"None of us had ever seen anything like it before, and we had no idea what it was."

In an essay for The Conversation, Western Sydney University astrophysics professor Ray Norris dishes how he and his colleagues spotted strange, unusually shaped objects in recent radio astronomical data.

Norris' colleague Anna Kapinska first spotted "a picture of a ghostly circle of radio emission, hanging out in space like a cosmic smoke-ring," in September 2019, the professor recalls. "None of us had ever seen anything like it before, and we had no idea what it was."

Kapinska's original label for the bizarre phenomenon: "WTF?"

The team was examining data collected by the new Australian Square Kilometer Array Pathfinder (ASKAP) telescope, a series of 36 identical parabolic antennas used to scan large swathes of the sky at once.

The team named the strange objects "odd radio circles" or ORCs. They quickly used other radio telescopes to make sure it wasn't just a software error.

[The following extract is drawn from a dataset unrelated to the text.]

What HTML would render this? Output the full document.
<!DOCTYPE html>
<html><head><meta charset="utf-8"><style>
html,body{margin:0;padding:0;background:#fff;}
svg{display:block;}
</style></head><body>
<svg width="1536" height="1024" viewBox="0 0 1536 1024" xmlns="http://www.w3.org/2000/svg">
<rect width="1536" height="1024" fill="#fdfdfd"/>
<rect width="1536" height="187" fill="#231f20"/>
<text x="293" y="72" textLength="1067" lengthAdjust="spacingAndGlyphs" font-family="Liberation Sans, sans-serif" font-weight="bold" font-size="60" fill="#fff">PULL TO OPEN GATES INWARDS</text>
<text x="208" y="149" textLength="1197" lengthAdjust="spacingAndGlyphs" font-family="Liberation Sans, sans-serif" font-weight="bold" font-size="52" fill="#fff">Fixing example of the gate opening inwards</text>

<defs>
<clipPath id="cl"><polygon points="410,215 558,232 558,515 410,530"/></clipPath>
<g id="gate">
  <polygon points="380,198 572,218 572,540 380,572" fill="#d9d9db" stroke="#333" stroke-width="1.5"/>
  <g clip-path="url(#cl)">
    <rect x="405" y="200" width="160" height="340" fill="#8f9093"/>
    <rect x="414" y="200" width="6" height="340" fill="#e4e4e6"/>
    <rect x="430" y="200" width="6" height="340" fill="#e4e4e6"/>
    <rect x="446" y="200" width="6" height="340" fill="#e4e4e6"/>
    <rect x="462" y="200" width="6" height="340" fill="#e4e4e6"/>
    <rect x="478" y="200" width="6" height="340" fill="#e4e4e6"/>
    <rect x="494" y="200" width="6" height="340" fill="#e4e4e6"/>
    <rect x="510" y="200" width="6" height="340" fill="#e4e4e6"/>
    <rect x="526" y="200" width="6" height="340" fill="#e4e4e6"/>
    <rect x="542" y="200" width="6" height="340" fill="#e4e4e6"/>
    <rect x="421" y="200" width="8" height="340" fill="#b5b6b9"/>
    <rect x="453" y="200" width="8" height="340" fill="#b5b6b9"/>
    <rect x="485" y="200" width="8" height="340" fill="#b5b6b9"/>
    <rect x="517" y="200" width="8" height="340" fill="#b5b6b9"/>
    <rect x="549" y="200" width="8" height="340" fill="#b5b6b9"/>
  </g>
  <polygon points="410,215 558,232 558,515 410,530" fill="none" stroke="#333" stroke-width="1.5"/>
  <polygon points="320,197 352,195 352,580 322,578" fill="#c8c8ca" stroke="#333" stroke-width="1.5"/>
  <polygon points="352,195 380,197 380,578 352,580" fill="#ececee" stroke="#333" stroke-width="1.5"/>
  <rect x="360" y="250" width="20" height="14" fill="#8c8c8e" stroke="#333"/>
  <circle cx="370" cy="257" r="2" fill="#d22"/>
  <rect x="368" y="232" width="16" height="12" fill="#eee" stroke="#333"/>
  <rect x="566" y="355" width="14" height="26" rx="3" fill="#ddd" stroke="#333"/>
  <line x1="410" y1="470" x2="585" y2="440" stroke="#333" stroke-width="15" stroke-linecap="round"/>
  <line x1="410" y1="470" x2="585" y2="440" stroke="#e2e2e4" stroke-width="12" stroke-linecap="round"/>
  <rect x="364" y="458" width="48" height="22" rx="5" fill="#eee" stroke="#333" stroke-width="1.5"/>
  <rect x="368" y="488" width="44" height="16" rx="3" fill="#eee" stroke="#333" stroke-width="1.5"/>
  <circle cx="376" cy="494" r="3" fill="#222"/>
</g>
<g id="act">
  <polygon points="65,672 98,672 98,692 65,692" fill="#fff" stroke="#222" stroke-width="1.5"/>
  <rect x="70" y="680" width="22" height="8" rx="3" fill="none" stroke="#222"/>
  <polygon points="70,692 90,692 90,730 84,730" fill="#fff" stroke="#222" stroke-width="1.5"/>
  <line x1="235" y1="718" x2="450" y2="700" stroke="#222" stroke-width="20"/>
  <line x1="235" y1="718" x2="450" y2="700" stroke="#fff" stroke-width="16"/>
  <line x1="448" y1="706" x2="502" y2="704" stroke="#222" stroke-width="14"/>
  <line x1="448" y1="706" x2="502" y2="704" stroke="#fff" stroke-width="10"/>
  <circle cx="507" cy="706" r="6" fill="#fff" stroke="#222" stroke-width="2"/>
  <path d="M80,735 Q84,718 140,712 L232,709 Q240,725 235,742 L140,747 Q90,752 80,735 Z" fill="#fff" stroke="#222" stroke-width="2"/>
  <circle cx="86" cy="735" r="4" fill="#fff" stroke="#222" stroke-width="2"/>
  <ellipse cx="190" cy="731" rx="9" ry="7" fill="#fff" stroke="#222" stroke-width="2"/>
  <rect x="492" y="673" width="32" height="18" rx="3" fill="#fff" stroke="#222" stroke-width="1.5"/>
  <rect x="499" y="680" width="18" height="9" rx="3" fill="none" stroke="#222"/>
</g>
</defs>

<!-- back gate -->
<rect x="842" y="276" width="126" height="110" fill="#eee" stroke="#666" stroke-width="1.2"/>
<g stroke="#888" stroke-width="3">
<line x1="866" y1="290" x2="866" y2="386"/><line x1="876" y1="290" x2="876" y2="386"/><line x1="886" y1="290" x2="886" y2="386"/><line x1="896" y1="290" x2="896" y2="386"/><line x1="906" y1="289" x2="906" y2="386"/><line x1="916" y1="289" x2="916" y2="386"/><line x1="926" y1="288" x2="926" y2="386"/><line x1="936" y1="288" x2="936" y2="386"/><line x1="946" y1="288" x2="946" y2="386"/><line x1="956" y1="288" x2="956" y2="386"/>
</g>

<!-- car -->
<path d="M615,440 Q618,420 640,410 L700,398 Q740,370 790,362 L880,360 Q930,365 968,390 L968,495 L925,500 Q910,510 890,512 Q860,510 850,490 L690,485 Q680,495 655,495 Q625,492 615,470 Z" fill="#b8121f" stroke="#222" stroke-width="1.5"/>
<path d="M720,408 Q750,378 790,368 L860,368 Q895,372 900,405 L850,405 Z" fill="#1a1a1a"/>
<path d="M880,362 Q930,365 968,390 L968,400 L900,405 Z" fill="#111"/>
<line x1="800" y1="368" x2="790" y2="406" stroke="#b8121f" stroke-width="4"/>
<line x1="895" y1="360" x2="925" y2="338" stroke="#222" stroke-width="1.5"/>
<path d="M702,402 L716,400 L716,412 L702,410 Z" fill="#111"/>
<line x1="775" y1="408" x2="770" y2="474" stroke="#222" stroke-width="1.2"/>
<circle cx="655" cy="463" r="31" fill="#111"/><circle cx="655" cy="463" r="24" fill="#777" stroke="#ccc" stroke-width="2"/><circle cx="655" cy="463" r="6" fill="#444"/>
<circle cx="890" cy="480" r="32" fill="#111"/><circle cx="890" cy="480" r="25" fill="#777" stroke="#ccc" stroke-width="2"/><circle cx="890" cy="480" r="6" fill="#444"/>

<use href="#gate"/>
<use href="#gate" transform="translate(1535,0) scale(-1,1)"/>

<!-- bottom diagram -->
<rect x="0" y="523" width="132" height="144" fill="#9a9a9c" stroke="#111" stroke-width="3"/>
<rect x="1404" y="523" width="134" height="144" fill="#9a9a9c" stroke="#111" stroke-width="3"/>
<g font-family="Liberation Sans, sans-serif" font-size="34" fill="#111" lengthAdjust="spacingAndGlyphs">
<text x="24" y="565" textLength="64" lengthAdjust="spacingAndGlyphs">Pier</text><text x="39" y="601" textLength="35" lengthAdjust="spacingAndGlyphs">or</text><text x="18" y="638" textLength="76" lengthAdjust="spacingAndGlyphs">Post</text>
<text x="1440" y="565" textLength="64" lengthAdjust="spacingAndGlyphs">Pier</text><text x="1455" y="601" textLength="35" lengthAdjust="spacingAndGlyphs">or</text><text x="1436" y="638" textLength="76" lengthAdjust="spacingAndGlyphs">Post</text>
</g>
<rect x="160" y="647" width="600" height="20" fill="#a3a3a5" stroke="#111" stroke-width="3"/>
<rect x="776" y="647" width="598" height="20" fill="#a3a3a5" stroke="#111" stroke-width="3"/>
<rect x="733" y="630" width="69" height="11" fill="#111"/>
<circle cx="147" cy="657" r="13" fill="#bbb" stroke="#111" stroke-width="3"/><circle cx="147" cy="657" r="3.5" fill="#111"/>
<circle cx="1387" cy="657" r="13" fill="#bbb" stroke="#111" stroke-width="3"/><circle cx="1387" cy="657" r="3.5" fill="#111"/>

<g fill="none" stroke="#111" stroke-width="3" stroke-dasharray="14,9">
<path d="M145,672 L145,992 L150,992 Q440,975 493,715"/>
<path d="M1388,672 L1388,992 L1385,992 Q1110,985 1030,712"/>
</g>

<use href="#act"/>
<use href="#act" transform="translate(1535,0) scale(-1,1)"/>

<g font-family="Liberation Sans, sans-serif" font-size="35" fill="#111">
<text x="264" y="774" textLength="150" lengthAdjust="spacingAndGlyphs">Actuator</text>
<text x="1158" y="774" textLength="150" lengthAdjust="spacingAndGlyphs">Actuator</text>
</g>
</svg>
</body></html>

They judged the mysterious circles to be "perhaps a few light-years across," but have yet to figure out how far they are away from us. Norris did suggest, however, that the circles could be "objects in our galaxy."

So far, the team has ruled out several theories, including the remnants of dying stars, rings of radio emissions circling bursts of star formation, and radio emissions escaping from near supermassive black holes.

Norris and his colleagues do offer some possible explanations, as detailed in a forthcoming paper in the journal Publications of the Astronomical Society of Australia. For instance, they may be related to fast radio bursts, powerful signals emanating from outer space which remain mysterious.

"Very rarely do we get the challenge of stumbling across a new type of object which nobody has seen before, and trying to figure out what it is," Norris writes in The Conversation piece.